Eine wichtige Rolle beim Broterwerb spielte ein „Familienorchester“, das bei Kirmes- und Stiftungsfesten in und um Siegburg auftrat und sich, wie Fritz Busch in seiner Autobiografie erwähnt, „auch nicht von einem vierstündigen Fußmarsch von einem Auftritt abhalten ließ“.

Solche Feste seien mit das Anstrengendste gewesen, das man sich denken könne. „Während die Bauern mit ihren Mädchen Aufstellung nahmen, spielte man etwa acht Takte eines Tanzes, um danach abzubrechen; dann ging ein Teller herum, in den jeder Kavalier zehn Pfennige zu werfen hatte, weshalb man diese Art Tanzmusik Groschentänze nannte.“

Die Einnahmen hätten sich später der Wirt und sein Vater als Kapellmeister geteilt. 1906 oder 1907 zog die Familie nach Köln, wo Wilhelm Busch eine Musikalienhandlung am Heumarkt führte und die beiden Brüder das Konservatorium besuchten.

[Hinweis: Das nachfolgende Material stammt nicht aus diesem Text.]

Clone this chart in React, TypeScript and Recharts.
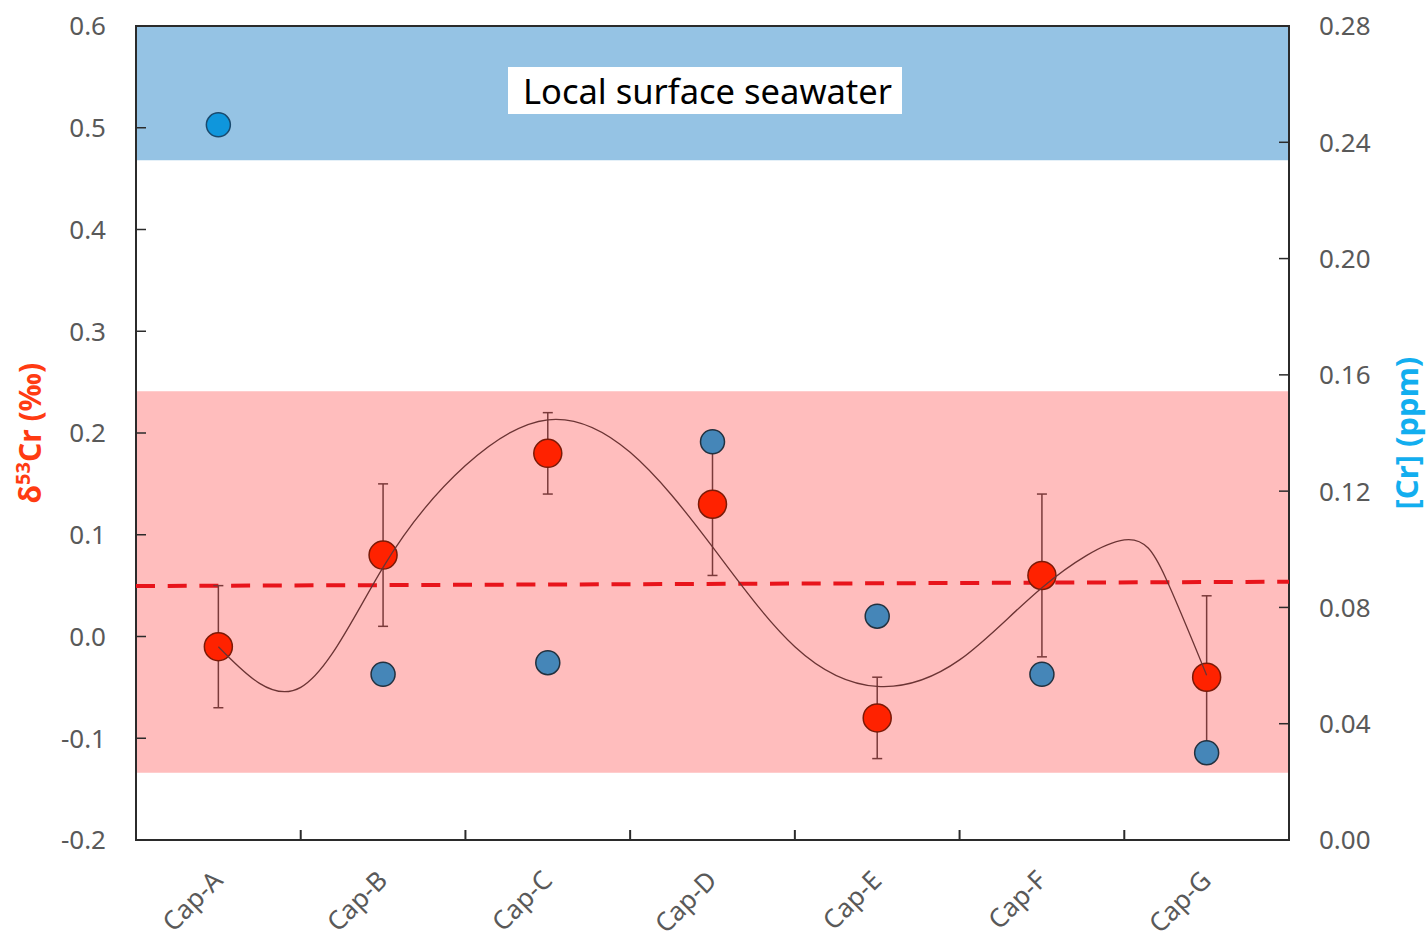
import React from 'react';
import { ComposedChart, Scatter, XAxis, YAxis, ErrorBar, ReferenceArea, ReferenceLine } from 'recharts';

// samples along the section
const samples = ['Cap-A', 'Cap-B', 'Cap-C', 'Cap-D', 'Cap-E', 'Cap-F', 'Cap-G'];
// δ53Cr (‰) with 2SD
const d53Cr = [-0.01, 0.08, 0.18, 0.13, -0.08, 0.06, -0.04];
const d53CrErr = [0.06, 0.07, 0.04, 0.07, 0.04, 0.08, 0.08];
// [Cr] ppm (right axis)
const crPpm = [0.246, 0.057, 0.061, 0.137, 0.077, 0.057, 0.03];
// smoothed trend
const fitPos = [0, 0.5, 1, 1.5, 2, 2.5, 3, 3.5, 4, 4.5, 5, 5.5, 5.75, 6];
const fitVal = [-0.01, -0.05, 0.068, 0.168, 0.213, 0.181, 0.088, -0.01, -0.049, -0.023, 0.048, 0.095, 0.058, -0.038];
// mean line (dashed), left and right ends
const meanLine = [0.0496, 0.0538];
// shaded ranges on the δ53Cr axis
const seawaterBand = [0.468, 0.6];
const sampleBand = [-0.134, 0.241];

const leftTicks = [-0.2, -0.1, 0, 0.1, 0.2, 0.3, 0.4, 0.5, 0.6];
const rightTicks = [0, 0.04, 0.08, 0.12, 0.16, 0.2, 0.24, 0.28];
const xTicks = [0, 0.5, 1, 1.5, 2, 2.5, 3, 3.5, 4, 4.5, 5, 5.5, 6];

const FONT = '"Noto Sans", sans-serif';
const GREY = '#595959';
const BOX = '#2b2b2b';

const redData = samples.map((s, i) => ({ x: i, y: d53Cr[i], err: d53CrErr[i] }));
const blueData = samples.map((s, i) => ({ x: i, y: crPpm[i], idx: i }));
const fitData = fitPos.map((p, i) => ({ x: p, y: fitVal[i] }));

const LeftTick = (p: any) => (
  <g>
    <line x1={p.x} y1={p.y} x2={p.x + 10} y2={p.y} stroke={BOX} strokeWidth={1.5} />
    <text x={p.x - 30} y={p.y} dy="0.36em" textAnchor="end" fontSize={26} fill={GREY} fontFamily={FONT}>
      {Number(p.payload.value).toFixed(1)}
    </text>
  </g>
);

const RightTick = (p: any) => (
  <g>
    <line x1={p.x} y1={p.y} x2={p.x - 10} y2={p.y} stroke={BOX} strokeWidth={1.5} />
    <text x={p.x + 30} y={p.y} dy="0.36em" textAnchor="start" fontSize={26} fill={GREY} fontFamily={FONT}>
      {Number(p.payload.value).toFixed(2)}
    </text>
  </g>
);

const BottomTick = (p: any) => {
  const v = p.payload.value;
  if (!Number.isInteger(v)) {
    return <line x1={p.x} y1={p.y} x2={p.x} y2={p.y - 10} stroke={BOX} strokeWidth={2} />;
  }
  const tx = p.x + 6;
  const ty = p.y + 42;
  return (
    <text x={tx} y={ty} textAnchor="end" fontSize={26} fill={GREY} fontFamily={FONT}
      transform={`rotate(-45, ${tx}, ${ty})`}>
      {samples[v]}
    </text>
  );
};

export default function App() {
  return (
    <div style={{ position: 'absolute', left: 0, top: 0, width: 1427, height: 937 }}>
      <ComposedChart width={1427} height={937} margin={{ top: 26, right: 0, bottom: 0, left: 0 }}>
        <XAxis dataKey="x" type="number" domain={[-0.5, 6.5]} ticks={xTicks} interval={0}
          allowDataOverflow axisLine={false} tickLine={false} tickSize={0} tickMargin={0}
          height={97} tick={<BottomTick />} />
        <YAxis yAxisId="left" type="number" domain={[-0.2, 0.6]} ticks={leftTicks} interval={0}
          allowDataOverflow width={136} axisLine={false} tickLine={false} tickSize={0} tickMargin={0}
          tick={<LeftTick />}
          label={{
            content: (lp: any) => {
              const vb = lp.viewBox;
              const cx = vb.x + 30;
              const cy = vb.y + vb.height / 2;
              return (
                <text x={cx} y={cy} textAnchor="middle" fontSize={30} fontWeight="bold" fill="#FF3B12"
                  fontFamily={FONT} transform={`rotate(-90, ${cx}, ${cy})`} dy="0.35em">
                  δ<tspan fontSize={20} dy={-11}>53</tspan><tspan dy={11}>Cr (‰)</tspan>
                </text>
              );
            },
          }} />
        <YAxis yAxisId="right" orientation="right" type="number" domain={[0, 0.28]} ticks={rightTicks}
          interval={0} allowDataOverflow width={138} axisLine={false} tickLine={false} tickSize={0}
          tickMargin={0} tick={<RightTick />}
          label={{
            content: (lp: any) => {
              const vb = lp.viewBox;
              const cx = vb.x + vb.width - 20;
              const cy = vb.y + vb.height / 2;
              return (
                <text x={cx} y={cy} textAnchor="middle" fontSize={31} fontWeight="bold" fill="#12AEEF"
                  fontFamily={FONT} transform={`rotate(-90, ${cx}, ${cy})`} dy="0.35em">
                  [Cr] (ppm)
                </text>
              );
            },
          }} />

        <ReferenceArea yAxisId="left" x1={-0.5} x2={6.5} y1={seawaterBand[0]} y2={seawaterBand[1]}
          fill="#95C3E4" fillOpacity={1} stroke="none" />
        <ReferenceArea yAxisId="left" x1={-0.5} x2={6.5} y1={sampleBand[0]} y2={sampleBand[1]}
          fill="#FFBDBD" fillOpacity={1} stroke="none" />
        <ReferenceLine yAxisId="left"
          segment={[{ x: -0.5, y: meanLine[0] }, { x: 6.5, y: meanLine[1] }]}
          stroke="#E8141B" strokeWidth={4} strokeDasharray="19 12.7" />

        <Scatter yAxisId="left" data={redData} dataKey="y" isAnimationActive={false}
          shape={(sp: any) => <circle cx={sp.cx} cy={sp.cy} r={14} fill="#FF2200" stroke="#7A1A08" strokeWidth={1.5} />}>
          <ErrorBar dataKey="err" direction="y" width={5} stroke="#7A3A3A" strokeWidth={1.5} />
        </Scatter>
        <Scatter yAxisId="left" data={fitData} dataKey="y" isAnimationActive={false}
          line={{ stroke: '#6B3434', strokeWidth: 1.3 }} lineJointType="natural"
          shape={() => <g />} />
        <Scatter yAxisId="right" data={blueData} dataKey="y" isAnimationActive={false}
          shape={(sp: any) => (
            <circle cx={sp.cx} cy={sp.cy} r={12}
              fill={sp.payload.idx === 0 ? '#0F96DC' : '#4586B8'}
              stroke={sp.payload.idx === 0 ? '#1A4A6E' : '#22313F'} strokeWidth={1.5} />
          )} />

        <ReferenceArea yAxisId="left" x1={-0.5} x2={6.5} y1={-0.2} y2={0.6}
          fill="none" stroke={BOX} strokeWidth={2} />
      </ComposedChart>
      <div style={{
        position: 'absolute', left: 508, top: 67, width: 394, height: 47, background: '#fff',
        fontFamily: FONT, fontSize: 34.5, color: '#000', lineHeight: '47px', paddingLeft: 15,
        boxSizing: 'border-box', whiteSpace: 'nowrap',
      }}>
        Local surface seawater
      </div>
    </div>
  );
}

In seinem Beitrag für das Jahrbuch des Rhein-Sieg-Kreises 2015 betont Bargon, dass nicht nur die musikalische Leistung der Brüder Busch gewürdigt werden müsse, sondern auch ihre menschliche Größe – und damit trete man allen nationalistischen und rassenfeindlichen Tendenzen in der Kultur entgegen.